**SHORT EXERCISE:** Pictures do not belong in the output. Reproduce exactly the lines from the start of the records through the line with "reponses();".

**DATASET CONTENT:**
-*-*-
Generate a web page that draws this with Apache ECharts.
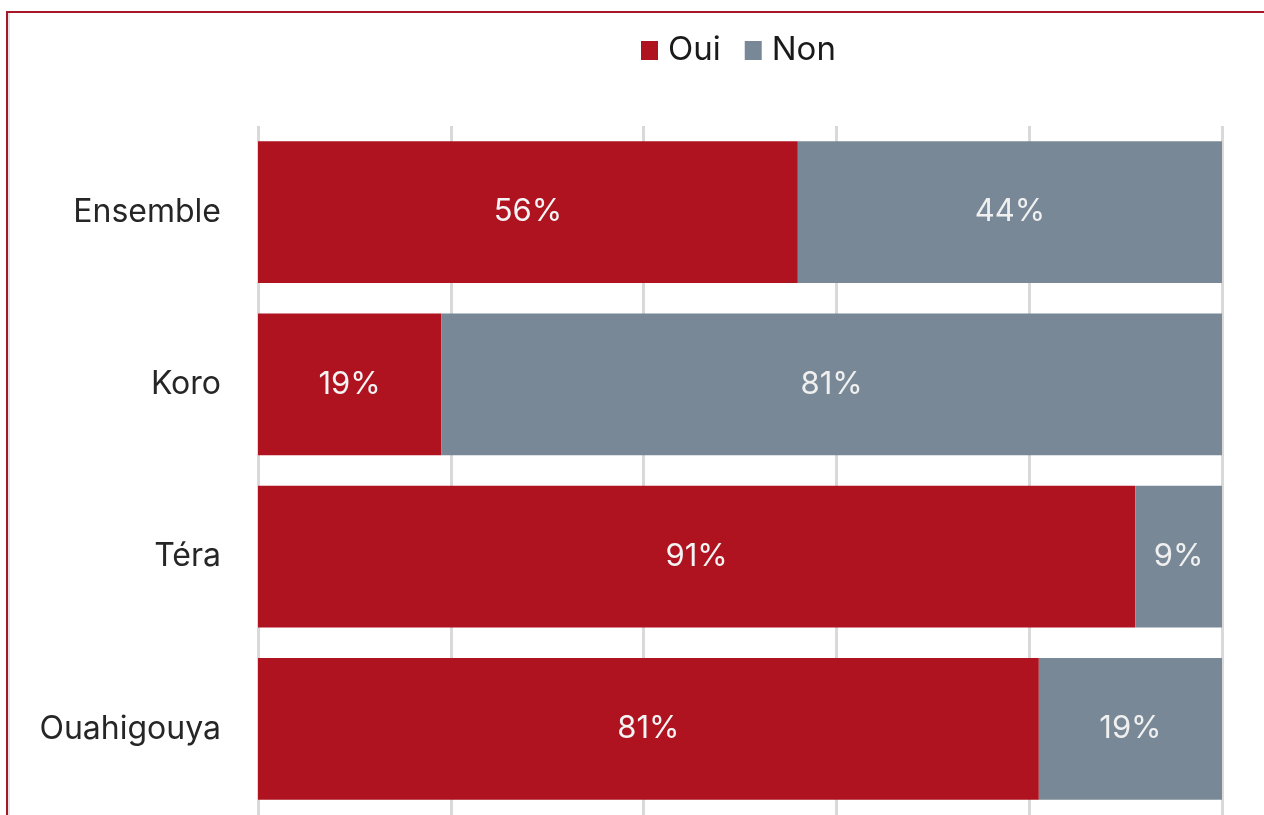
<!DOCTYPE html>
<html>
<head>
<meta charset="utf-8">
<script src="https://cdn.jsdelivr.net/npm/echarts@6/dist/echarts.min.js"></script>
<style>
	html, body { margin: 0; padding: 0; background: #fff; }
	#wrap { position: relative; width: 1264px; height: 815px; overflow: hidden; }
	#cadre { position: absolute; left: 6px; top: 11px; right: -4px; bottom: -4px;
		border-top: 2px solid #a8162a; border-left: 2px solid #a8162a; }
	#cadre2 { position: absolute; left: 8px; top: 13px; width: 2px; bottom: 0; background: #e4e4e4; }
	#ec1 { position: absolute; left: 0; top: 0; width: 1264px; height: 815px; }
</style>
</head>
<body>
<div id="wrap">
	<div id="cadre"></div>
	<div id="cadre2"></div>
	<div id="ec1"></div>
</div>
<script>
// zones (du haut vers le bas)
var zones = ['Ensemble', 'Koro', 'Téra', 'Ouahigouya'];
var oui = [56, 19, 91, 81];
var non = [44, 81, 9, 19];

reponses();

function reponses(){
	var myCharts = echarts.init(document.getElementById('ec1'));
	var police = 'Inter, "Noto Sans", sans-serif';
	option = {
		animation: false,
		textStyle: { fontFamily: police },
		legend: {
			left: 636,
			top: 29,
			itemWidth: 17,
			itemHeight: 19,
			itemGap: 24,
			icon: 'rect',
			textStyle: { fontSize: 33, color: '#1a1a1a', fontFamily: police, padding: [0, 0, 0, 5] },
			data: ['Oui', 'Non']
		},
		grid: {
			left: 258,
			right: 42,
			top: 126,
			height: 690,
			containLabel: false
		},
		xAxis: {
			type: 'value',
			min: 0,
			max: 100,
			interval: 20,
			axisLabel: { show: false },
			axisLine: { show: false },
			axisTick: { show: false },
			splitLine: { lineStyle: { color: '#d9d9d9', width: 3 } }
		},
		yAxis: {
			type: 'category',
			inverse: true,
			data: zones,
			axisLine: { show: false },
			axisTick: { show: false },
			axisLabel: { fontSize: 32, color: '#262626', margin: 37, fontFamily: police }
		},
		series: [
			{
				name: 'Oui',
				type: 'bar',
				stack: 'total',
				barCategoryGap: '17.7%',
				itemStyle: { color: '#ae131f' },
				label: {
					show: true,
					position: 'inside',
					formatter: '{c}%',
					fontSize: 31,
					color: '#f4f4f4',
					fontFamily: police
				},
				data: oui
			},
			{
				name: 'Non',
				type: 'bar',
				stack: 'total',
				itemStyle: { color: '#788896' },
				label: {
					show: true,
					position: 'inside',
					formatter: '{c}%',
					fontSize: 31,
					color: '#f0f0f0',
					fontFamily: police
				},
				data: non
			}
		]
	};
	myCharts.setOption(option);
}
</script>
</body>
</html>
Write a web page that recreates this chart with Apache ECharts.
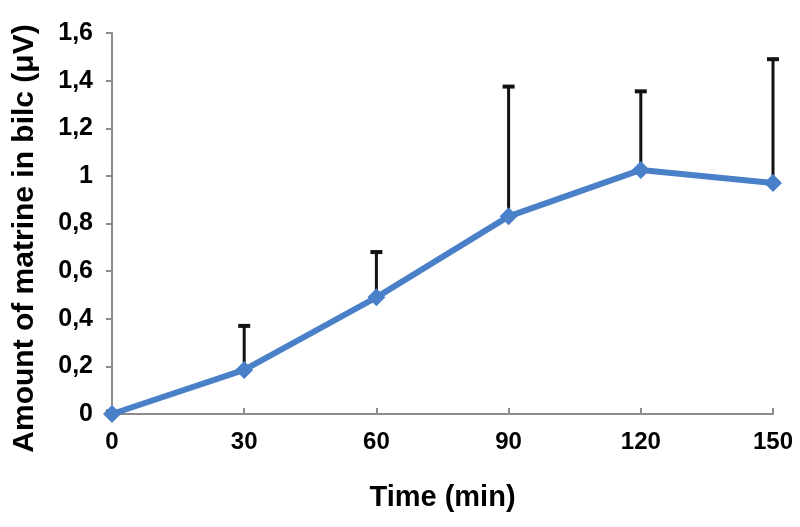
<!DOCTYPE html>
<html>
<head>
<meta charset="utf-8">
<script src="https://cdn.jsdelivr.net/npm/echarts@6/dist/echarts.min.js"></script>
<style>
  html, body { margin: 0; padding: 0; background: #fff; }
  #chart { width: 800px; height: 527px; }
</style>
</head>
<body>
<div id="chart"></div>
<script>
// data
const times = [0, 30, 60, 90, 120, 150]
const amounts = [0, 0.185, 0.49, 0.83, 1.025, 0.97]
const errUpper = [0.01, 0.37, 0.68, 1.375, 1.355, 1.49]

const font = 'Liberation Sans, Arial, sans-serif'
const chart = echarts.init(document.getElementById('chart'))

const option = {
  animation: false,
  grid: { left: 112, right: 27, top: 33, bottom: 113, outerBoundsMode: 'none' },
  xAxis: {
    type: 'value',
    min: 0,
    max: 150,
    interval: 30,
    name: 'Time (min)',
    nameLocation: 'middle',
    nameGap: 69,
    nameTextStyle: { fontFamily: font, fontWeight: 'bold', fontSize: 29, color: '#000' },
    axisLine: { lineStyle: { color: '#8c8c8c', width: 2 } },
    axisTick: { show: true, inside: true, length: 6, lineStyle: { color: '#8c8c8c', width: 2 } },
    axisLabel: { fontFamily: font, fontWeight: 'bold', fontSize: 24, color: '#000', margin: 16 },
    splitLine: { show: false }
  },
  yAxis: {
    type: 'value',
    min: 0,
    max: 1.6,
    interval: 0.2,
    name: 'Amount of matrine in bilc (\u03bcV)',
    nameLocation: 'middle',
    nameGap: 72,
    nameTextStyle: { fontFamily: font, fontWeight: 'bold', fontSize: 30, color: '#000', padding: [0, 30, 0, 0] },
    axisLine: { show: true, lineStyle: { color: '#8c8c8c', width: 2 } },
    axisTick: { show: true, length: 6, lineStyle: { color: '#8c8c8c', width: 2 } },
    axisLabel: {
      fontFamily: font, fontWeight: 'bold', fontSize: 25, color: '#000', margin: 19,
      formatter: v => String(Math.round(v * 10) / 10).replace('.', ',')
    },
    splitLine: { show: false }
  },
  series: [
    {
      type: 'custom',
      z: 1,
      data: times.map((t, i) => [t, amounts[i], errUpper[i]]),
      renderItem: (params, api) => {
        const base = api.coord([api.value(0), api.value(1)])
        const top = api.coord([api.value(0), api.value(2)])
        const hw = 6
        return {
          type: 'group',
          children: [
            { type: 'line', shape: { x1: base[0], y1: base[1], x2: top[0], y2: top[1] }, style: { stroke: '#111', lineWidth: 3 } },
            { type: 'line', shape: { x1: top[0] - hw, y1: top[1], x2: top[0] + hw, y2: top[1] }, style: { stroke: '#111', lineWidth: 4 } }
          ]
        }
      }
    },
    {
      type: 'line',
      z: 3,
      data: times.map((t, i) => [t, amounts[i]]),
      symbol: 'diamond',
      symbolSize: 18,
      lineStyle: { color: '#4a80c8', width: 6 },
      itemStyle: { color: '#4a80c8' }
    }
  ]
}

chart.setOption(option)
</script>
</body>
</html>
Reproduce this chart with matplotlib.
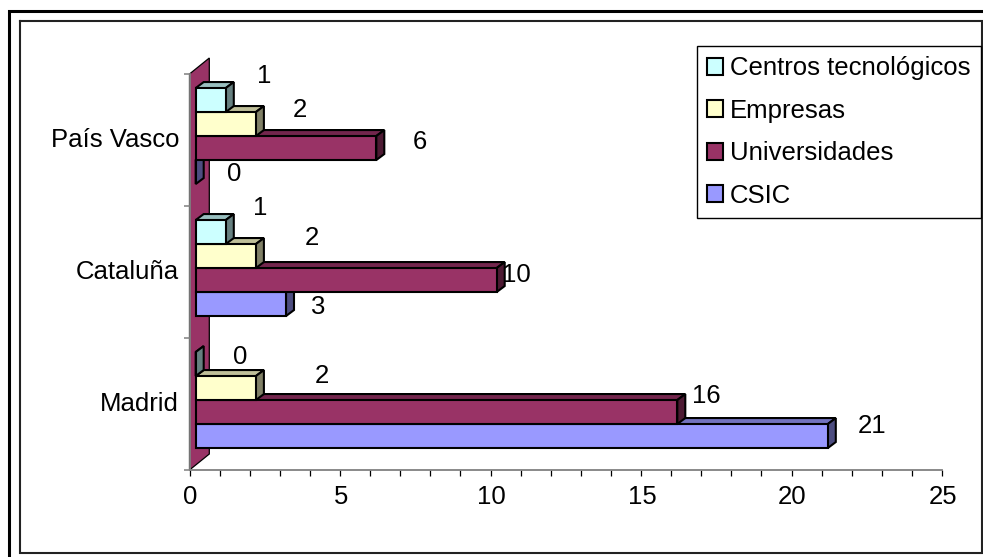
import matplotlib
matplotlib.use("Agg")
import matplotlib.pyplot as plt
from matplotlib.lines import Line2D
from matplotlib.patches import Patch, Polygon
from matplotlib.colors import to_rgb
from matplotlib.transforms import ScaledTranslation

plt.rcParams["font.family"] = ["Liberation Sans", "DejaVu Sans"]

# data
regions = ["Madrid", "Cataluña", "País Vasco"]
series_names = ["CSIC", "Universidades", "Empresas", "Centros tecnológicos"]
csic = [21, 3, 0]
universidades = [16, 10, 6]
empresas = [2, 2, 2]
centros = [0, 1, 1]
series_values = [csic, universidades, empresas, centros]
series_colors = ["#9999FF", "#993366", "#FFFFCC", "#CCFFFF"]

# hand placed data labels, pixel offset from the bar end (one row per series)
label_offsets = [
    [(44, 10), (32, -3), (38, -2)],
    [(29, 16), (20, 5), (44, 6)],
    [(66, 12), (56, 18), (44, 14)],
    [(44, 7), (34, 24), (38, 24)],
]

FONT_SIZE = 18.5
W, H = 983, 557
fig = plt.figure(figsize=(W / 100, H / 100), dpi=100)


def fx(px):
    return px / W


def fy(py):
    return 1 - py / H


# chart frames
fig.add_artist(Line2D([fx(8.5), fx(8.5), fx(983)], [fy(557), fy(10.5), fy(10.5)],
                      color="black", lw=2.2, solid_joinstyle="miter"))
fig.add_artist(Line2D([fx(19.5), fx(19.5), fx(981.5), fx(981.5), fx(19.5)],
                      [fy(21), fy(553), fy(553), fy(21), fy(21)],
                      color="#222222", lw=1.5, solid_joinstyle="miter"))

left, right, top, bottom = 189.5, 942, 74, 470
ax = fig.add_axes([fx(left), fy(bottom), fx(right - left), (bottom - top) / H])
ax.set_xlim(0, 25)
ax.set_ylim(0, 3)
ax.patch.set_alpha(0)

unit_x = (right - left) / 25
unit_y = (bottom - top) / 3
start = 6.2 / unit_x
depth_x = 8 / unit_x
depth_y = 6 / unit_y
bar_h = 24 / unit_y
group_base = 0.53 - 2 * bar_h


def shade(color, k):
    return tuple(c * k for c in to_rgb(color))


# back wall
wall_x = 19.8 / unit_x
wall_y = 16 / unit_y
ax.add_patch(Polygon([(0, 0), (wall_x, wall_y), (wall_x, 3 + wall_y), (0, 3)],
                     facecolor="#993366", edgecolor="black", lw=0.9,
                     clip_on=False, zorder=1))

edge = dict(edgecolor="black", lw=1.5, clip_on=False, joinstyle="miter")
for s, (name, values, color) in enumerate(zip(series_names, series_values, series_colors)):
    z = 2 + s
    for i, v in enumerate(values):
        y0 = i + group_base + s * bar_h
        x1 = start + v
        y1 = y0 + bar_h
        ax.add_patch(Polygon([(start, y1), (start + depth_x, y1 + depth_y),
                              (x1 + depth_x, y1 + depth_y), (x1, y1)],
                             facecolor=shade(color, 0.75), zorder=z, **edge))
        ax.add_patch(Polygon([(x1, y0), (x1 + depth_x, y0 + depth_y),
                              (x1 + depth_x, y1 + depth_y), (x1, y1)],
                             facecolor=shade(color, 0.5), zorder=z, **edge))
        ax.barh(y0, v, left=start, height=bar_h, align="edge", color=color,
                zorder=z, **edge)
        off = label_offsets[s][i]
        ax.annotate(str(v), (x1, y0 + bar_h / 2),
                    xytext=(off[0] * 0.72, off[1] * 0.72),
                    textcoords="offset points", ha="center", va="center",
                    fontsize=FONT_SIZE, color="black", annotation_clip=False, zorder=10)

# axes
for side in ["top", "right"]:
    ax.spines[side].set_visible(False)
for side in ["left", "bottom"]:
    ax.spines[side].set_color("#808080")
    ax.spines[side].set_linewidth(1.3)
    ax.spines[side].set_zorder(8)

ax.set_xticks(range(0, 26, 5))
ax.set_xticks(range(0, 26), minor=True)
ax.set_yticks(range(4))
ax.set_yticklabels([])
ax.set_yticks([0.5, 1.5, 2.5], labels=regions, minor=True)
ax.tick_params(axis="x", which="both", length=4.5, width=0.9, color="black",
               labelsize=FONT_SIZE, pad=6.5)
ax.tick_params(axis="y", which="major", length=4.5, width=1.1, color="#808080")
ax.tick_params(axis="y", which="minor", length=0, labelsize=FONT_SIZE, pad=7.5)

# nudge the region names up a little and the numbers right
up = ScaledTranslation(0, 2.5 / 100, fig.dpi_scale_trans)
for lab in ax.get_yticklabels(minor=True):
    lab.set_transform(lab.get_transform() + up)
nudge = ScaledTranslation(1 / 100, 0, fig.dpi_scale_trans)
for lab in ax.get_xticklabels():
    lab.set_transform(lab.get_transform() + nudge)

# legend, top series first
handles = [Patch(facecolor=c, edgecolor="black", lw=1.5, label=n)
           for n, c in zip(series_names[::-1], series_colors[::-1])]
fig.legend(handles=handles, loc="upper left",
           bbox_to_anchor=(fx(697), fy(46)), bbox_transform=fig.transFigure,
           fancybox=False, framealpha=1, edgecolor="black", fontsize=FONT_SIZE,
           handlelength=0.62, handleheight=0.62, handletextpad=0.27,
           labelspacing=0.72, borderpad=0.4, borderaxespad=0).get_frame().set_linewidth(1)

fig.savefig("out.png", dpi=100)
-*-*-
**FINAL RESULT:**
Generate a web page that draws this with Apache ECharts.
<!DOCTYPE html>
<html>
<head>
<meta charset="utf-8">
<script src="https://cdn.jsdelivr.net/npm/echarts@6/dist/echarts.min.js"></script>
<style>
	html, body { margin: 0; padding: 0; background: #fff; }
	#wrap { position: relative; width: 1264px; height: 815px; overflow: hidden; }
	#cadre { position: absolute; left: 6px; top: 11px; right: -4px; bottom: -4px;
		border-top: 2px solid #a8162a; border-left: 2px solid #a8162a; }
	#cadre2 { position: absolute; left: 8px; top: 13px; width: 2px; bottom: 0; background: #e4e4e4; }
	#ec1 { position: absolute; left: 0; top: 0; width: 1264px; height: 815px; }
</style>
</head>
<body>
<div id="wrap">
	<div id="cadre"></div>
	<div id="cadre2"></div>
	<div id="ec1"></div>
</div>
<script>
// zones (du haut vers le bas)
var zones = ['Ensemble', 'Koro', 'Téra', 'Ouahigouya'];
var oui = [56, 19, 91, 81];
var non = [44, 81, 9, 19];

reponses();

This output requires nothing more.